- **Entries provided**:

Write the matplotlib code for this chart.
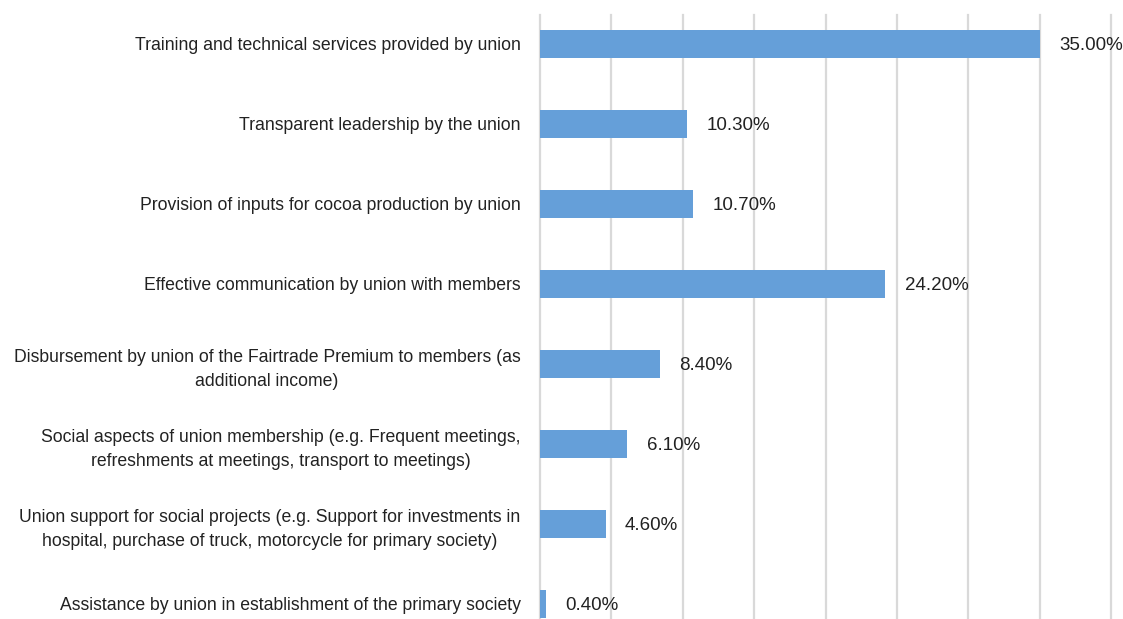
import matplotlib
matplotlib.use("Agg")
import matplotlib.pyplot as plt
from matplotlib.ticker import MultipleLocator

# Reasons for satisfaction with the union (share of respondents)
categories = [
    "Training and technical services provided by union",
    "Transparent leadership by the union",
    "Provision of inputs for cocoa production by union",
    "Effective communication by union with members",
    "Disbursement by union of the Fairtrade Premium to members (as\nadditional income)",
    "Social aspects of union membership (e.g. Frequent meetings,\nrefreshments at meetings, transport to meetings)",
    "Union support for social projects (e.g. Support for investments in\nhospital, purchase of truck, motorcycle for primary society)",
    "Assistance by union in establishment of the primary society",
]
shares = [0.350, 0.103, 0.107, 0.242, 0.084, 0.061, 0.046, 0.004]

BAR_COLOR = "#659fd9"
GRID_COLOR = "#d9d9d9"
TEXT_COLOR = "#222222"

plt.rcParams['font.family'] = ['Liberation Sans', 'DejaVu Sans']

fig = plt.figure(figsize=(11.23, 6.19), dpi=100)
ax = fig.add_axes([540 / 1123, 0.0, (1111 - 540) / 1123, 1 - 15 / 619])

y = list(range(len(categories)))
ax.barh(y, shares, height=0.35, color=BAR_COLOR, zorder=3)

# value labels right of each bar
for yi, v in zip(y, shares):
    ax.annotate(f"{v * 100:.2f}%", xy=(v, yi), xytext=(14, -1),
                textcoords="offset points", va="center", ha="left",
                fontsize=13.5, color=TEXT_COLOR)

ax.set_xlim(0, 0.40)
ax.set_ylim(7.19, -0.36)
ax.xaxis.set_major_locator(MultipleLocator(0.05))
ax.grid(axis="x", color=GRID_COLOR, linewidth=1.6, zorder=0)
for gl in ax.get_xgridlines():
    gl.set_clip_on(False)
ax.tick_params(axis="x", length=0, labelbottom=False)
ax.tick_params(axis="y", length=0, pad=14)
ax.set_yticks(y)
ax.set_yticklabels(categories, fontsize=12.7, color=TEXT_COLOR,
                   multialignment="center", linespacing=1.55)
for side in ["top", "right", "bottom", "left"]:
    ax.spines[side].set_visible(False)

plt.savefig("out.png", dpi=100)
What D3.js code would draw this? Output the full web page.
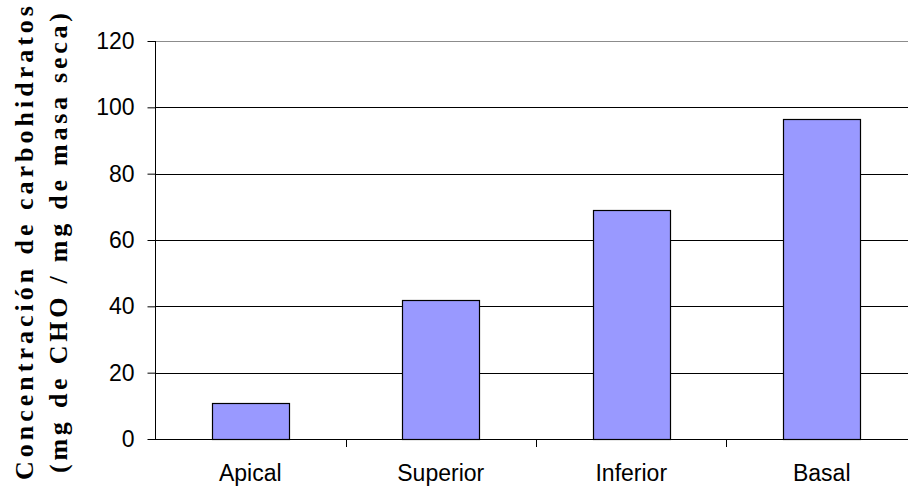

- **Task details**: All the records above need to be given again word for word. Skip the pictures.

- **Result**:
Write the matplotlib code for this chart.
import matplotlib
matplotlib.use("Agg")
import matplotlib.pyplot as plt
from matplotlib.ticker import MultipleLocator

# Reasons for satisfaction with the union (share of respondents)
categories = [
    "Training and technical services provided by union",
    "Transparent leadership by the union",
    "Provision of inputs for cocoa production by union",
    "Effective communication by union with members",
    "Disbursement by union of the Fairtrade Premium to members (as\nadditional income)",
    "Social aspects of union membership (e.g. Frequent meetings,\nrefreshments at meetings, transport to meetings)",
    "Union support for social projects (e.g. Support for investments in\nhospital, purchase of truck, motorcycle for primary society)",
    "Assistance by union in establishment of the primary society",
]
shares = [0.350, 0.103, 0.107, 0.242, 0.084, 0.061, 0.046, 0.004]

BAR_COLOR = "#659fd9"
GRID_COLOR = "#d9d9d9"
TEXT_COLOR = "#222222"

plt.rcParams['font.family'] = ['Liberation Sans', 'DejaVu Sans']

fig = plt.figure(figsize=(11.23, 6.19), dpi=100)
ax = fig.add_axes([540 / 1123, 0.0, (1111 - 540) / 1123, 1 - 15 / 619])

y = list(range(len(categories)))
ax.barh(y, shares, height=0.35, color=BAR_COLOR, zorder=3)

# value labels right of each bar
for yi, v in zip(y, shares):
    ax.annotate(f"{v * 100:.2f}%", xy=(v, yi), xytext=(14, -1),
                textcoords="offset points", va="center", ha="left",
                fontsize=13.5, color=TEXT_COLOR)

ax.set_xlim(0, 0.40)
ax.set_ylim(7.19, -0.36)
ax.xaxis.set_major_locator(MultipleLocator(0.05))
ax.grid(axis="x", color=GRID_COLOR, linewidth=1.6, zorder=0)
for gl in ax.get_xgridlines():
    gl.set_clip_on(False)
ax.tick_params(axis="x", length=0, labelbottom=False)
ax.tick_params(axis="y", length=0, pad=14)
ax.set_yticks(y)
ax.set_yticklabels(categories, fontsize=12.7, color=TEXT_COLOR,
                   multialignment="center", linespacing=1.55)
for side in ["top", "right", "bottom", "left"]:
    ax.spines[side].set_visible(False)

plt.savefig("out.png", dpi=100)
What D3.js code would draw this? Output the full web page.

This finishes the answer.